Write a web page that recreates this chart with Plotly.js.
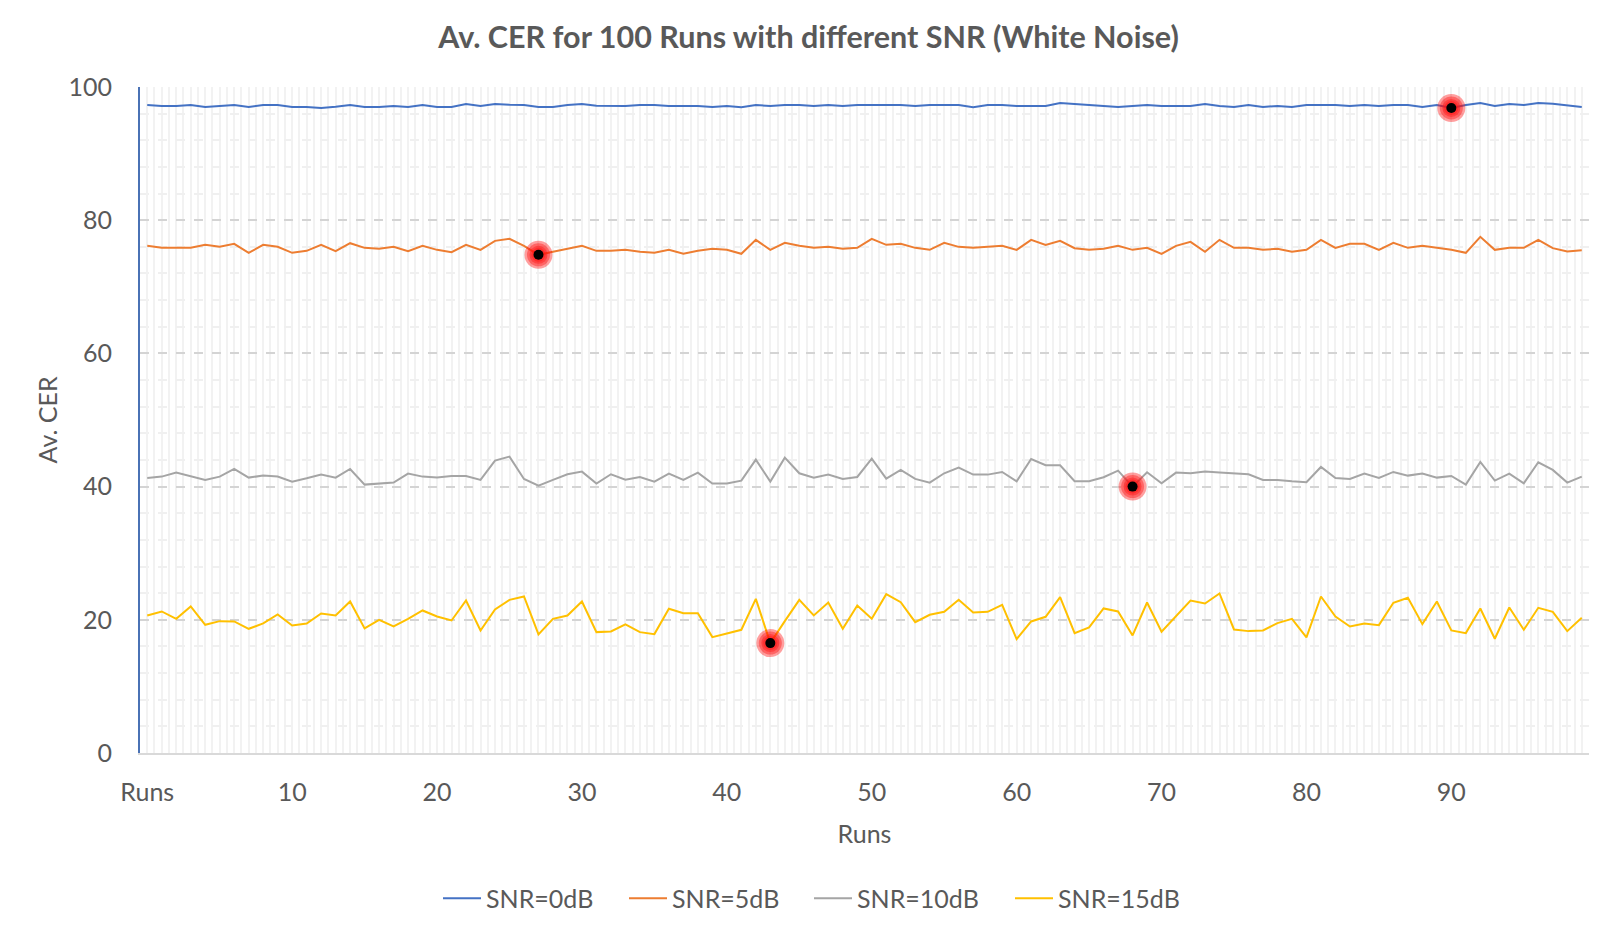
=====
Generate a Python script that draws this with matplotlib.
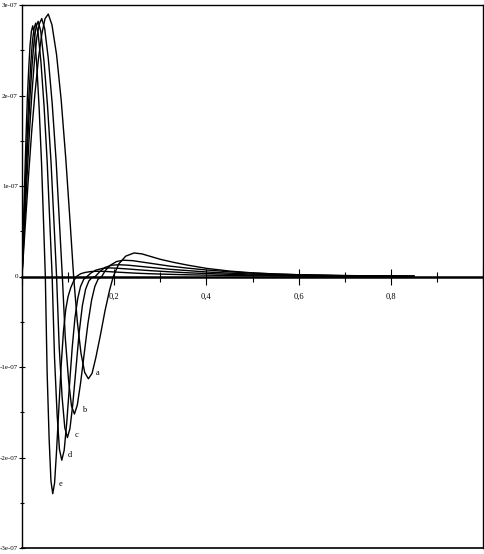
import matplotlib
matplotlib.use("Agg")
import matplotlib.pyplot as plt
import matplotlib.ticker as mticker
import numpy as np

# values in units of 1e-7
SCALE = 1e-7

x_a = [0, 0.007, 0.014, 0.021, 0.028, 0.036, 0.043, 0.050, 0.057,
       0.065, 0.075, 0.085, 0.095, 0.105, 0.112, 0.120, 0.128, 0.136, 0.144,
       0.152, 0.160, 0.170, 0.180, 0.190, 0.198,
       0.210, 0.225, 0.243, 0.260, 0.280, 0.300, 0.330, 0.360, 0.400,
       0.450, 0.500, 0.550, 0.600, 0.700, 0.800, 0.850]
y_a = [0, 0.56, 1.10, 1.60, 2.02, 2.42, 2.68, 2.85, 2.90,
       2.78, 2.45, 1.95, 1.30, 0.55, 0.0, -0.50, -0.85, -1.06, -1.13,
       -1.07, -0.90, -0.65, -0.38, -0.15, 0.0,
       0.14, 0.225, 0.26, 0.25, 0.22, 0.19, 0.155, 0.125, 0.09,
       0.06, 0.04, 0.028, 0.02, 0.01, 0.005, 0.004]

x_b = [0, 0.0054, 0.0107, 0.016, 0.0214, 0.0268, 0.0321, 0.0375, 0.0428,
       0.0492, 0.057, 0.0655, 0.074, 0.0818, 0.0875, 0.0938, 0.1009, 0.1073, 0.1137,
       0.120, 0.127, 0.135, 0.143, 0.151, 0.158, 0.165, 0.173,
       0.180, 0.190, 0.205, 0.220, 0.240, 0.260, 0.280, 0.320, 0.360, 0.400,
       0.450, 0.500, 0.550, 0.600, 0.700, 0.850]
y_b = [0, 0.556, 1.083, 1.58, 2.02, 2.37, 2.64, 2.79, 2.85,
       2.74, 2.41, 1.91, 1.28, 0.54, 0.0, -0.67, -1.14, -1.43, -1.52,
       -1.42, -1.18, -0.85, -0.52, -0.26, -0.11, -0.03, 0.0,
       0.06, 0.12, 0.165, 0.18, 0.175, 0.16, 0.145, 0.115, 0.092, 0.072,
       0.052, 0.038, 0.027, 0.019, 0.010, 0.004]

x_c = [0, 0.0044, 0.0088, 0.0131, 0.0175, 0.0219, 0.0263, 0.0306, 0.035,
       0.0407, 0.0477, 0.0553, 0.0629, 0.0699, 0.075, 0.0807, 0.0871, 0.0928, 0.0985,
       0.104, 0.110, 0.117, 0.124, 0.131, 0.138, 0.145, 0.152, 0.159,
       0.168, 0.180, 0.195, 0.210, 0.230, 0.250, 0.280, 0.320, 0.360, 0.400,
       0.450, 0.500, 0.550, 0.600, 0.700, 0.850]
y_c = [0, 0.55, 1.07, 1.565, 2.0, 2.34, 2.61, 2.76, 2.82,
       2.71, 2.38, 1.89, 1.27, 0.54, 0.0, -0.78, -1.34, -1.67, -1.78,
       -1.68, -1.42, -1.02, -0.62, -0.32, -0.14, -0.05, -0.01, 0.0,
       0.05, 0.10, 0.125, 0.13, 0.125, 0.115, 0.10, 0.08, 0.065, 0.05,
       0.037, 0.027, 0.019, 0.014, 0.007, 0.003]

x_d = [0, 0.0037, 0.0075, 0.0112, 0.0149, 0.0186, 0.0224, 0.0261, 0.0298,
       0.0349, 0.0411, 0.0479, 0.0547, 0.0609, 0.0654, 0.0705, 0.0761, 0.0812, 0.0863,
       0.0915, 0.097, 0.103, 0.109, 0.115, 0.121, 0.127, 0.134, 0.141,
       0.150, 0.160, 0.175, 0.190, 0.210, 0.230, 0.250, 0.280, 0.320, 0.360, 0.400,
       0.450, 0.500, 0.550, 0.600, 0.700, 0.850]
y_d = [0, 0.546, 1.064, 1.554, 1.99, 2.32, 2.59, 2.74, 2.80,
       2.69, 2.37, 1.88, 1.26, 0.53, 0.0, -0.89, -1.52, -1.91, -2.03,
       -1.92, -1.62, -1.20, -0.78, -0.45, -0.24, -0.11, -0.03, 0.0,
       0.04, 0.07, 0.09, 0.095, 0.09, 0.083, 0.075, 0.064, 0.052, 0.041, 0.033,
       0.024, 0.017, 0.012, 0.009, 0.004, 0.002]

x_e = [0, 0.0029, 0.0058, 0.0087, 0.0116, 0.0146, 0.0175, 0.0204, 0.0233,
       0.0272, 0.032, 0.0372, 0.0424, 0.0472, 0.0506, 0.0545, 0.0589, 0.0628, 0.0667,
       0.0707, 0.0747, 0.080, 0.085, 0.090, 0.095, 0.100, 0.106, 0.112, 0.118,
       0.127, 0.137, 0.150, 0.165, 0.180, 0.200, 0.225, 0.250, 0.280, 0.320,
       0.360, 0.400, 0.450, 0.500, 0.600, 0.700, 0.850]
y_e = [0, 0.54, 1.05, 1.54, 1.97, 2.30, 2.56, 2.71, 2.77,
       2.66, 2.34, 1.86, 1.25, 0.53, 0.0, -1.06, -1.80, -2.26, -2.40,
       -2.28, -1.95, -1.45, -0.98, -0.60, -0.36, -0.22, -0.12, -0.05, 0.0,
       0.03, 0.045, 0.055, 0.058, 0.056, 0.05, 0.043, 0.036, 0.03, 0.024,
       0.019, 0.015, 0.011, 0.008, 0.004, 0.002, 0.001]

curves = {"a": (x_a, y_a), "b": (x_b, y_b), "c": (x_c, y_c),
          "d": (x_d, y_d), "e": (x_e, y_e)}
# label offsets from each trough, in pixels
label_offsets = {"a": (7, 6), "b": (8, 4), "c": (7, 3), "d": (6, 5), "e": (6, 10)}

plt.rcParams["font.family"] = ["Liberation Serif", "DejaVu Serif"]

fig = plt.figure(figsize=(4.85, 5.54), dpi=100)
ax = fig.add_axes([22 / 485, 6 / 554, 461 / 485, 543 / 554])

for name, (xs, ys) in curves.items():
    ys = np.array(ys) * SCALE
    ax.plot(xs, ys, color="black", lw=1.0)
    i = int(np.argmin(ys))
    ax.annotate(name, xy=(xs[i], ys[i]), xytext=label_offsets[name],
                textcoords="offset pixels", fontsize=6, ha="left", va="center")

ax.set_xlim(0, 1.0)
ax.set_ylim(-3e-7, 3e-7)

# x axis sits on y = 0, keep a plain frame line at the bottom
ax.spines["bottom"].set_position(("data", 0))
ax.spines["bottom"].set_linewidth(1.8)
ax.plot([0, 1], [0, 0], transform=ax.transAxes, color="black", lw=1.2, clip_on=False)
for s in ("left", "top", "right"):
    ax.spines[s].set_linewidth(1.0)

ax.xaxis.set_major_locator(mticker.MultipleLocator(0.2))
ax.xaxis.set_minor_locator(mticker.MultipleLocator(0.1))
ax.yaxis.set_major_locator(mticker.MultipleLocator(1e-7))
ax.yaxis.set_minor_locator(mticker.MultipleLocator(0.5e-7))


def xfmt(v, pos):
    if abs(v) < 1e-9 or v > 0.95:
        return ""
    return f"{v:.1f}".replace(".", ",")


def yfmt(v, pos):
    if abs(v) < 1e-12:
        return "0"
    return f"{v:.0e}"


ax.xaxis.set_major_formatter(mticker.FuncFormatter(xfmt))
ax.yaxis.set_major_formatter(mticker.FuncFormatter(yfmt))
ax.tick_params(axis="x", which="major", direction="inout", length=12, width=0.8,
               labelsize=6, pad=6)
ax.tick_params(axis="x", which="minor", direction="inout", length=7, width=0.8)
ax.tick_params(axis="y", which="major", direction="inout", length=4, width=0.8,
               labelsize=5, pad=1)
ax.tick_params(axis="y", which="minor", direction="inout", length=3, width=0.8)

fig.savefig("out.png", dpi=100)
=====
Leave the pictures out and print, exactly as written, every line from the one holding "Generate a Python" down to the one holding "SCALE = 1e-7", both of those included.

Generate a Python script that draws this with matplotlib.
import matplotlib
matplotlib.use("Agg")
import matplotlib.pyplot as plt
import matplotlib.ticker as mticker
import numpy as np

# values in units of 1e-7
SCALE = 1e-7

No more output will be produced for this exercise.